The quartet of novels, Nineteen Seventy-Four, Nineteen Seventy-Seven, Nineteen Eighty and Nineteen Eighty-Three, were all published over the past decade. The books follow Peace's study of power and police corruption framed around the investigation of the disappearance of several young girls and they are set against a backdrop of the Yorkshire Ripper murders, with several recurring characters.
Earlier this year, Channel 4 aired the story as a three-part TV adaptation, which begain with a recreation of Leeds.

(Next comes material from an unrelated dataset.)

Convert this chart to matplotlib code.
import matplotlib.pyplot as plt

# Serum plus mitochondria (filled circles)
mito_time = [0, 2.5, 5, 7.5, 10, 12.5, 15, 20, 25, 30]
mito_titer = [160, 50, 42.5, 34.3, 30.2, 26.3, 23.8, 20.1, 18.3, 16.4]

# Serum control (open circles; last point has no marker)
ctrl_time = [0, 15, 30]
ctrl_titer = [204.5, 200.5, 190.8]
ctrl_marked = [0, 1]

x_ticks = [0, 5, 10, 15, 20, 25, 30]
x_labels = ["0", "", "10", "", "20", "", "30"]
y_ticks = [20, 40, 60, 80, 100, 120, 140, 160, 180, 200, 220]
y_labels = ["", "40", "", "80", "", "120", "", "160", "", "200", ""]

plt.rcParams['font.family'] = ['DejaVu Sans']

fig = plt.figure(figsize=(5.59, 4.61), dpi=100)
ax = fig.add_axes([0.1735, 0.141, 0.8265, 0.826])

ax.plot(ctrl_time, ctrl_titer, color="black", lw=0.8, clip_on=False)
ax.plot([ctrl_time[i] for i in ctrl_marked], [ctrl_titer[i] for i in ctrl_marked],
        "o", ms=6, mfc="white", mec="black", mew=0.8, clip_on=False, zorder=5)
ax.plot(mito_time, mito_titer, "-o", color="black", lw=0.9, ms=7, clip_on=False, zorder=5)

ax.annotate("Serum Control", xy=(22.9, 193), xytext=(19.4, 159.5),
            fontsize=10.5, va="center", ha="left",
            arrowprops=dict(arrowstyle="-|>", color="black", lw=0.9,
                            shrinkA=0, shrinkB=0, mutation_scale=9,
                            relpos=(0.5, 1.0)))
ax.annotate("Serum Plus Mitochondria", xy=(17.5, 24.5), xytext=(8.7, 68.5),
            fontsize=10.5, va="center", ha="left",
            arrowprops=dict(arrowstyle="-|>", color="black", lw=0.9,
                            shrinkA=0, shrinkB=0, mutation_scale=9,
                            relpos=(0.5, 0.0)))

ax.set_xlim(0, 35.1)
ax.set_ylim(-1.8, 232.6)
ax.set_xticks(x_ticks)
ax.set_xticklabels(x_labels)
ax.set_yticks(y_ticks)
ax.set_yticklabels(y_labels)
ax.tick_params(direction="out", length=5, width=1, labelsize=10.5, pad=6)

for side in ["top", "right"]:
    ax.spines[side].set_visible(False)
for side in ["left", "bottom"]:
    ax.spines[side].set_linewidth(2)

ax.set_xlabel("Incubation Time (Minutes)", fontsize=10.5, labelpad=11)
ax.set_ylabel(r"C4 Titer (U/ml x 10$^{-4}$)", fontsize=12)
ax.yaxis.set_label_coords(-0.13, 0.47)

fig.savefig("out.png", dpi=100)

The Channel 4 series was written by Tony Grisoni, best known for collaborating with Terry Gilliam on Fear and Loathing in Las Vegas, and it starred Sean Bean as the sinister Mr Big, alongside Andrew Garfield, David Morrissey, Paddy Considine, Rebecca Hall and Mark Addy.

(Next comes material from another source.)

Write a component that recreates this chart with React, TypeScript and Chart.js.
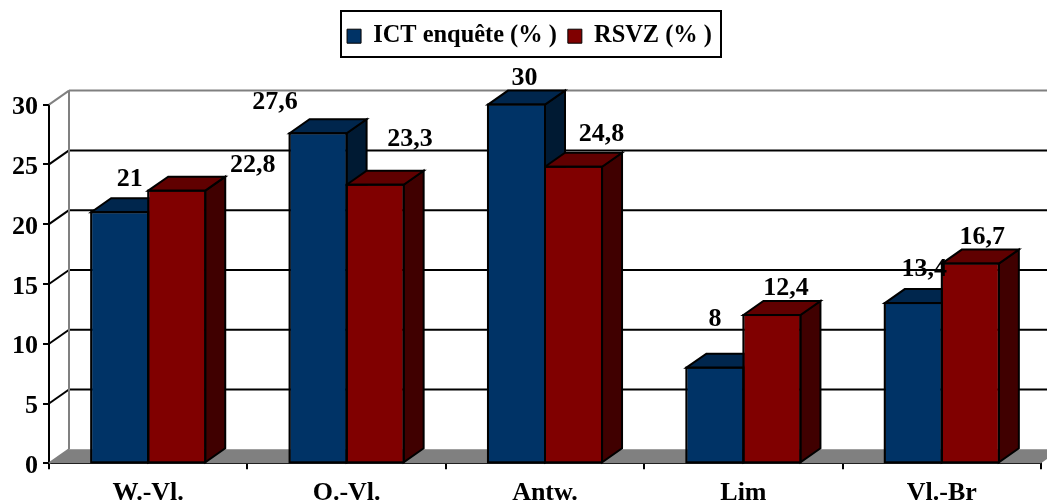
import React, { useEffect, useRef } from "react";
import { Chart, registerables } from "chart.js";

Chart.register(...registerables);

const categories = ["W.-Vl.", "O.-Vl.", "Antw.", "Lim", "Vl.-Br"];
const ictValues = [21, 27.6, 30, 8, 13.4];
const rsvzValues = [22.8, 23.3, 24.8, 12.4, 16.7];
const seriesNames = ["ICT enquête (% )", "RSVZ (% )"];
const yTicks = [0, 5, 10, 15, 20, 25, 30];

// label placement relative to the top centre of each bar's front face
const ictLabelOffsets = [[10, -33], [-43, -31], [8, -26], [0, -48], [11, -34]];
const rsvzLabelOffsets = [[76, -25], [35, -45], [28, -32], [14, -27], [12, -26]];

const DEPTH_X = 20;
const DEPTH_Y = -14;
const SERIF = "'Liberation Serif', 'Times New Roman', serif";
const shades = [
  { front: "#003366", top: "#00264D", side: "#001A33" },
  { front: "#800000", top: "#600000", side: "#400000" },
];

const poly = (ctx: CanvasRenderingContext2D, pts: number[][], fill: string | null, stroke: string | null, lw = 2) => {
  ctx.beginPath();
  pts.forEach((p, i) => (i ? ctx.lineTo(p[0], p[1]) : ctx.moveTo(p[0], p[1])));
  ctx.closePath();
  if (fill) {
    ctx.fillStyle = fill;
    ctx.fill();
  }
  if (stroke) {
    ctx.strokeStyle = stroke;
    ctx.lineWidth = lw;
    ctx.lineJoin = "miter";
    ctx.stroke();
  }
};

const line = (ctx: CanvasRenderingContext2D, x1: number, y1: number, x2: number, y2: number, color: string, lw = 2) => {
  ctx.beginPath();
  ctx.moveTo(x1, y1);
  ctx.lineTo(x2, y2);
  ctx.strokeStyle = color;
  ctx.lineWidth = lw;
  ctx.stroke();
};

const chart3d = {
  id: "chart3d",
  beforeLayout(chart: any) {
    const lg = chart.legend;
    if (lg && !lg.__patched) {
      const fit = lg.fit;
      lg.fit = function () {
        fit.call(this);
        this.height = 104.6 - 11;
      };
      lg.__patched = true;
    }
  },
  afterLayout(chart: any) {
    const lg = chart.legend;
    lg.left += 9;
    lg.right += 9;
    lg.top += 2;
  },
  beforeDatasetsDraw(chart: any) {
    const { ctx, scales, chartArea } = chart;
    const y = scales.y;
    const left = chartArea.left;
    const right = chartArea.right;
    const y0 = y.getPixelForValue(0);
    ctx.save();
    // floor
    poly(
      ctx,
      [[left, y0], [left + DEPTH_X, y0 + DEPTH_Y], [right + DEPTH_X, y0 + DEPTH_Y], [right, y0]],
      "#808080",
      null
    );
    // back wall grid and left wall diagonals
    yTicks.forEach((v) => {
      const py = y.getPixelForValue(v);
      const top = v === yTicks[yTicks.length - 1];
      if (v !== 0) line(ctx, left + DEPTH_X, py + DEPTH_Y, right + DEPTH_X, py + DEPTH_Y, top ? "#808080" : "#000000", 2);
      line(ctx, left, py, left + DEPTH_X, py + DEPTH_Y, top || v === 0 ? "#808080" : "#000000", 2);
    });
    line(ctx, left + DEPTH_X, y.getPixelForValue(30) + DEPTH_Y, left + DEPTH_X, y0 + DEPTH_Y, "#808080", 2);
    // bar depth faces
    categories.forEach((_, i) => {
      [0, 1].forEach((d) => {
        const el = chart.getDatasetMeta(d).data[i];
        const x1 = el.x - el.width / 2;
        const x2 = el.x + el.width / 2;
        const t = el.y;
        const b = el.base;
        poly(ctx, [[x2, t], [x2 + DEPTH_X, t + DEPTH_Y], [x2 + DEPTH_X, b + DEPTH_Y], [x2, b]], shades[d].side, "#000000");
        poly(ctx, [[x1, t], [x1 + DEPTH_X, t + DEPTH_Y], [x2 + DEPTH_X, t + DEPTH_Y], [x2, t]], shades[d].top, "#000000");
      });
    });
    ctx.restore();
  },
  afterDatasetsDraw(chart: any) {
    const { ctx } = chart;
    ctx.save();
    // crisp outline on the front faces
    ctx.strokeStyle = "#000000";
    ctx.lineWidth = 2;
    categories.forEach((_, i) => {
      [0, 1].forEach((d) => {
        const el = chart.getDatasetMeta(d).data[i];
        ctx.strokeRect(el.x - el.width / 2, el.y, el.width, el.base - el.y);
      });
    });
    ctx.fillStyle = "#000000";
    ctx.font = `bold 26px ${SERIF}`;
    ctx.textAlign = "center";
    ctx.textBaseline = "middle";
    [ictValues, rsvzValues].forEach((vals, d) => {
      const offs = d === 0 ? ictLabelOffsets : rsvzLabelOffsets;
      vals.forEach((v, i) => {
        const el = chart.getDatasetMeta(d).data[i];
        ctx.fillText(String(v).replace(".", ","), el.x + offs[i][0], el.y + offs[i][1]);
      });
    });
    ctx.restore();
  },
  afterDraw(chart: any) {
    const { ctx } = chart;
    ctx.save();
    ctx.strokeStyle = "#000000";
    ctx.lineWidth = 2;
    ctx.strokeRect(341, 11, 380, 46);
    ctx.restore();
  },
};

export default function App() {
  const ref = useRef<HTMLCanvasElement>(null);
  useEffect(() => {
    document.body.style.margin = "0";
    const chart = new Chart(ref.current as HTMLCanvasElement, {
      type: "bar",
      data: {
        labels: categories,
        datasets: [
          { label: seriesNames[0], data: ictValues, backgroundColor: shades[0].front, borderColor: "#000000", borderWidth: 1 },
          { label: seriesNames[1], data: rsvzValues, backgroundColor: shades[1].front, borderColor: "#000000", borderWidth: 1 },
        ],
      },
      options: {
        responsive: false,
        animation: false,
        layout: { padding: { top: 11, right: 6, left: 0, bottom: 0 } },
        datasets: { bar: { categoryPercentage: 0.575, barPercentage: 1 } },
        plugins: {
          tooltip: { enabled: false },
          legend: {
            display: true,
            position: "top",
            onClick: () => {},
            labels: {
              color: "#000000",
              font: { family: SERIF, size: 24.4, weight: "bold" },
              boxWidth: 14,
              boxHeight: 14,
              padding: 11,
            },
          },
        },
        scales: {
          x: {
            afterFit: (s: any) => {
              s.height = 39.7;
            },
            border: { color: "#000000", width: 2 },
            grid: { display: true, offset: true, drawOnChartArea: false, drawTicks: true, tickLength: 6, color: "#000000", lineWidth: 2 },
            ticks: { color: "#000000", font: { family: SERIF, size: 26, weight: "bold" }, padding: 8, maxRotation: 0 },
          },
          y: {
            min: 0,
            max: 30,
            afterFit: (s: any) => {
              s.width = 49;
            },
            afterBuildTicks: (s: any) => {
              s.ticks = yTicks.map((value) => ({ value }));
            },
            border: { color: "#000000", width: 2 },
            grid: { display: true, drawOnChartArea: false, drawTicks: true, tickLength: 6, color: "#000000", lineWidth: 2 },
            ticks: { color: "#000000", font: { family: SERIF, size: 26, weight: "bold" }, padding: 5, labelOffset: 3 },
          },
        },
      } as any,
      plugins: [chart3d as any],
    });
    return () => chart.destroy();
  }, []);
  return <canvas ref={ref} width={1047} height={503} style={{ display: "block" }} />;
}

Julian Jarrold directed the first instalment, while James Marsh - who directed the award winning cinema documentary, Man on Wire - made the second.
While many avid fans of Peace's books had initially been suspicious about the television series, it was universally praised by critics when it was aired, and it achieved an almost instant cult status among viewers. Even Peace was quoted as saying that the television adapatations were, regardless of the books, "a great pieces of art."

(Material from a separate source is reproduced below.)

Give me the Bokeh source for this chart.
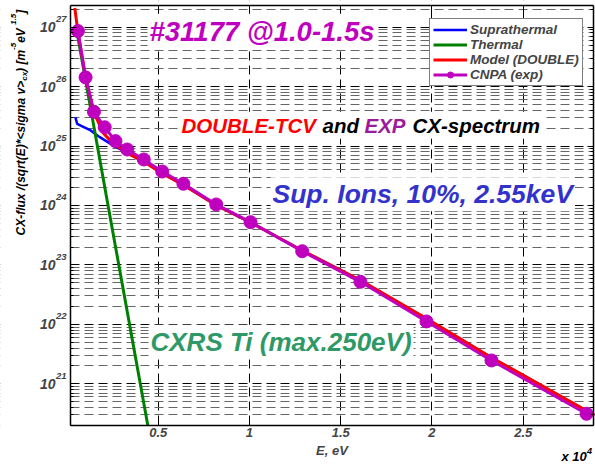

This television drama follows in a long list of recent British programmes that have been spotted by American producers and adapted for transatlantic audiences - In The Loop was adapted from The Thick Of It, while the acclaimed BBC series, State of Play, was remade for Hollywood by Kevin Macdonald. In Britain, this sparked a certain degree of cynicism over Macdonald's attempt to re-fashion a very British story along Hollywood lines, although the result was very well received by audiences.
As with State of Play, the story will be transplanted to an American setting, and it is not yet known if the Yorkshire Ripper murders of the 1970s will be referred to in the film version.
Scott and Zaillian previously collaborated on the films, American Gangster, starring Denzel Washington and Russell Crowe, and Hannibal, the highly anticipated sequel to the horror, Silence of the Lambs. Zaillian is currently adapting the book, I Hear You Paint Houses, for Martin Scorsese.
Peace moved to Tokyo in 1994 and wrote the quartet while he was there. He has only just returned to the UK this year. His novel, The Damned Utd, based on Brian Clough's fateful 44-day spell in 1974 as manager of Leeds United Football Club ,has also been made into a film with Michael Sheen playing Clough.